Single shot, semantic may match better, but it can’t really improve. With agentic search, keyword has great feedback. It’s the same reason (or similar) people hate google search now, it tries to do too much and you lose fine grained control.
kgeist2 hours ago
When I implemented retrieval in our production system a few months ago, one of the most important benchmarks was cross-language retrieval (query in one language, documents in another), which is a common situation in large enterprises (headquarters + branches). I suspect their idea will perform poorly if the source language and the target language are too different from one another, like English and Hindi (grep often will not return anything).
Another requirement was keeping latency as low as possible (we managed to get < 5 seconds with 85%+ accuracy). Their approach seems to have very unpredictable latencies, sometimes up to thousands of seconds (may be fine for background tasks), and it scales poorly with corpus size.
Interesting research anyway, but I'd still stick with embedding/reranker-based retrieval (+BM25 for hybrid search) because you do not waste time wandering around blindly each time, trying to find the minimal context to start from, which could have been found immediately with an index. Another issue is that research papers often implement subpar baselines for the approaches they compare against. When I was implementing retrieval, the straightforward implementation gave me 40% accuracy, and various tricks/parameter tuning pushed it to 85%+ without changing the overall architecture (took about a month of experimentation).
- aubreypcan hour ago
  Would you mind sharing any lessons learned / which parameters you were experimenting with? I'm working on a Vespa hybrid lexical + HNSW retrieval system at the moment with quite a large corpus (1B+ vectors), so I'd be quite interested to hear what worked well for others.
- dominotw12 minutes ago
  > which is a common situation in large enterprises
  how was this done before llms and ai? can you share some examples of these documents.

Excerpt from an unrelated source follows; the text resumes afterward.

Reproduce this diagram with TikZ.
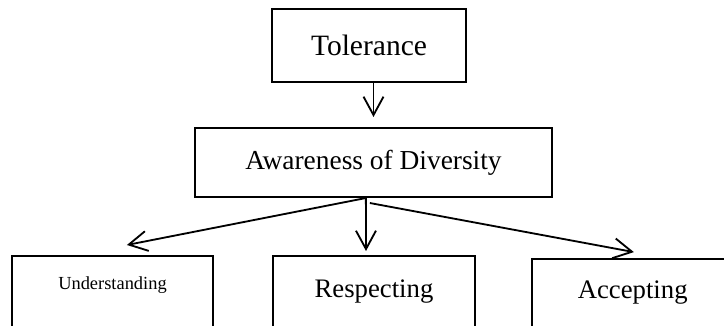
\documentclass[tikz,border=0pt]{standalone}
\usepackage{fontspec}
\setmainfont{Liberation Serif}
\usetikzlibrary{arrows.meta}
\begin{document}
\begin{tikzpicture}[x=0.025cm, y=-0.025cm,
    box/.style={draw, line width=1.3pt, inner sep=0pt},
    leaf/.style={box, anchor=north, minimum width=5.03cm, text depth=2.8cm},
    arr/.style={-{Straight Barb[length=0.46cm, width=0.5cm]}, line width=1.3pt}]
            \useasboundingbox (0, 0) rectangle (724, 326);
            \clip (0, 0) rectangle (724, 326);
            \node[box, minimum width=4.83cm, minimum height=1.83cm, font=\fontsize{21}{24}\selectfont] (tol) at (369, 45.7) {Tolerance};
            \node[box, minimum width=8.93cm, minimum height=1.73cm, font=\fontsize{19.5}{23}\selectfont] (aw) at (373.5, 162.5) {Awareness of Diversity};
            \node[leaf, text height=0.85cm, font=\fontsize{13.1}{15}\selectfont] (und) at (112.5, 255) {Understanding};
            \node[leaf, text height=1.03cm, font=\fontsize{19}{23}\selectfont] (resp) at (374, 255) {Respecting};
            \node[leaf, text height=1.0cm, font=\fontsize{19}{23}\selectfont] (acc) at (632.7, 257.7) {Accepting};
            \draw[arr, shorten >=0.25cm] (tol.south -| aw.north) -- (aw.north);
            \draw[arr] ([xshift=-0.19cm]aw.south) -- ([xshift=0.36cm, yshift=0.25cm]und.north);
            \draw[arr] ([xshift=-0.19cm]aw.south) -- ([xshift=-0.2cm, yshift=0.1cm]resp.north);
            \draw[arr] ([xshift=-0.09cm, yshift=-0.125cm]aw.south) -- ([xshift=0.03cm, yshift=0.14cm]acc.north);
        \end{tikzpicture}
\end{document}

HarHarVeryFunnyan hour ago
It depends on your data, as well as what you are trying to optimize for: speed, cost, precision, etc.
In many cases cheap methods like grepping and BM25 just are not going to work well, so semantic similarity is the best initial retriever/filter, followed by LLM-as-judge as a second filter/reranker if you need the precision.
efskap2 hours ago
Makes sense that the agent can refine its search terms/strategy based on discovered context.
But it still has to enumerate synonyms to find things.
I would assume it's very domain dependent, like code or technical docs would have more precise terminology that is better for fixed string search. On the other hand, medical or legal text can have many many ways to say something
nivekneyan hour ago
Map-reduce as a pattern might be on its way back. Hear me out. High localization wins even when coverage is not super great -- just map shards of the corpus and reduce the learnings. Rinse and repeat, do as many rounds of map and reduce to traverse the corpus until converge. This can also work well when the cluster is combined with different agents, they are tasks equally by prompts anyway.